Brussels, 20 November 2007
Following a second outbreak of avian influenza on the border of Norfolk and Suffolk yesterday, the Standing Committee voted in favour of a Decision defining the risk zones and confirming the control measures in place. The UK authorities informed the Commission yesterday that the highly pathogenic virus had been confirmed on another holding, situated within the protection zone set up after last week's outbreak. The farm had been considered a "dangerous contact" holding, as it was owned by the same company and shared workers with the holding where the outbreak occurred last week. All 9 000 turkeys on the holding have been culled and epidemiological investigations are being carried out to try to determine the source of the outbreaks. Under today's Decision, the protection and surveillance zones which were established last week (see IP/07/1689) have been expanded slightly to incorporate the full 3km and 10km radius areas around the newly affected holding. However, the buffer area around these zones remains the same.
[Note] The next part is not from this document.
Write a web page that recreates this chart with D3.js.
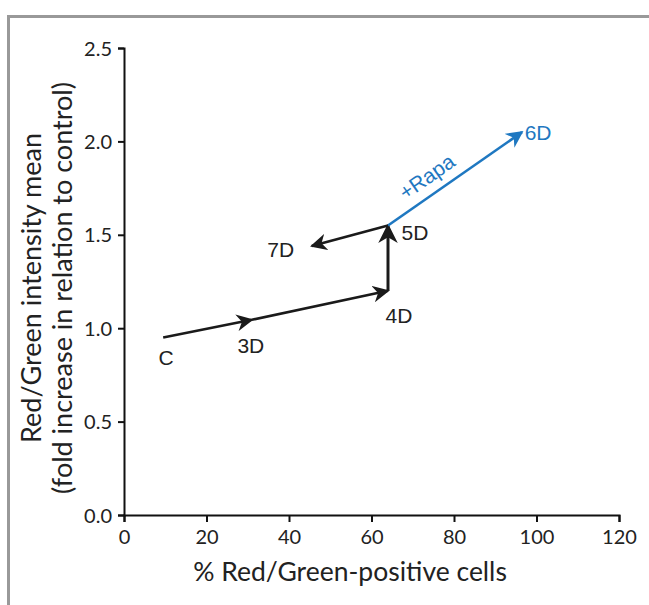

In both the protection and surveillance zones, on-farm biosecurity measures have been strengthened and the authorities are ensuring that all poultry owners are fully aware of the procedures to stop the further spread of the virus.
The Standing Committee also agreed today to move more districts in Great Britain to the category of "low risk zone", on account of the favourable disease situation and positive progress on surveillance. There has been no outbreak of foot-and-mouth disease in the UK since mid-September, and the prevention and control measures that have been rigorously implemented appear to have been successful in eradicating the virus. Under today's Decision, more areas in Great Britain will be allowed to lift the movement restrictions in place and partake in the trade of meat and meat products from susceptible animals. A high risk zone of about 40km radius surrounding the holdings where the outbreaks occurred remains in place, in which movement restrictions will continue to apply. However, it was agreed today that fresh meat and meat products will now be allowed to be dispatched from the high risk zone, subject to stringent animal health conditions. These include a 21-day pre-slaughter standstill for the animals used to produce the meat, and ante- and post-mortem inspections for possible signs of FMD.
The meat must then be quarantined for 24 hours and can only be dispatched if there was no suspicion of disease in the holding of origin.
At today's meeting, Member States also received an update on the FMD
situation in Cyprus. Since the disease was confirmed on the island in early
November, eradication and control measures have been implemented by the Cypriot
authorities. The situation continues to be monitored closely.